The secret, of course, is that I don’t picture her first. I hear her voice. Her loud, brash, brassy voice. Actually, since I used to watch Life Goes On in the early ’90s, I think my first familiarity with her was on TV. Still, I haven’t seen that show since the early ’90s, whereas my familiarity with her Broadway work is more current and ongoing.
Patti LuPone is arguably heir to the tradition of bold Broadway dames such as Ethel Merman and Elaine Stritch. Indeed, she’s played both Mama Rose and Annie Oakley, as Merman did, and she’s played Joanne from Company, as Stritch did. She also made a fine Mrs. Lovett, though maybe I should rephrase that, all things considered.

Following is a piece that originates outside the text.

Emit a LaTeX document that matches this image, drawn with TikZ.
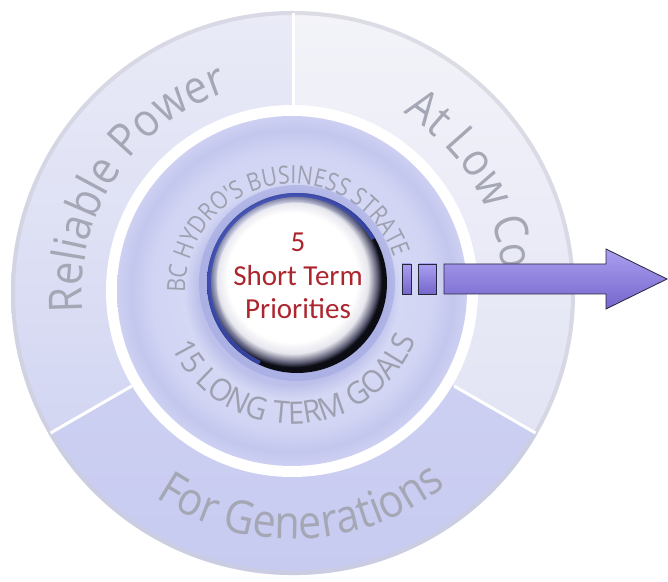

Honestly, I’ve barely seen any of her screen work. Driving Miss Daisy, Summer of Sam, a few episodes of Law & Order and Frasier. The aforementioned Life Goes On, when I was in high school. Without her Broadway career, she’d mostly be familiar from that sort of thing; she has the kind of career that would have ended up on an episode of The Love Boat, a couple of decades earlier. This also means she’s not the sort of person we normally discuss in this column.
Still, if you want a champion of “the legitimate theatre,” there’s Patti LuPone. She has a firm anti-cell phone stance in her performances, making headlines for actually stopping a show to confront an idiot taking a flash picture. She believes that the theatre should be free of that sort of distraction, and if she has to force the issue herself, well, that’s just what she’s going to do. Nothing you can say will stop her.

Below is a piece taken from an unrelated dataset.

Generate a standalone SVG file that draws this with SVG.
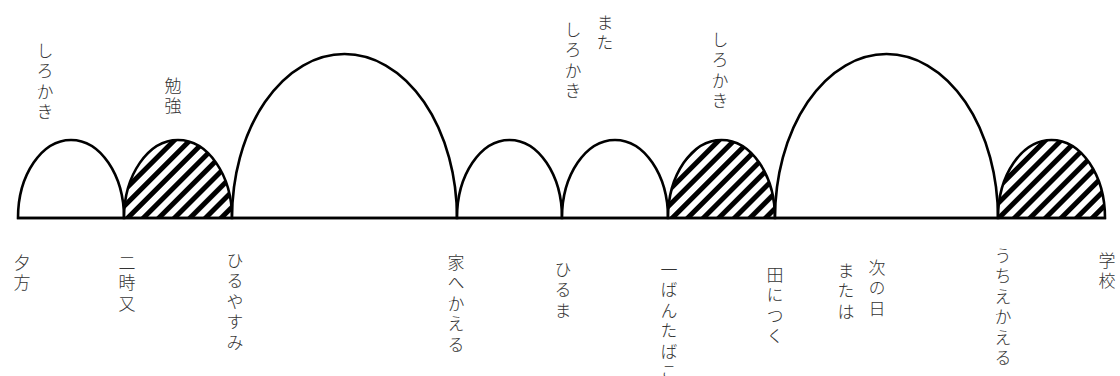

Bernadette Peters, who I’m sure I’ll get to eventually, may do the “Broadway baby” routine, but that’s too timid for Patti LuPone. She may have suffered in relative silence through Evita, which was apparently a horrific experience for her (though she’s still good friends with Mandy Patinkin, who I’ll also get to eventually), but she’s certainly spoken out about it since then. “Silence” is not really her thing anymore. With a voice like hers, how could it be?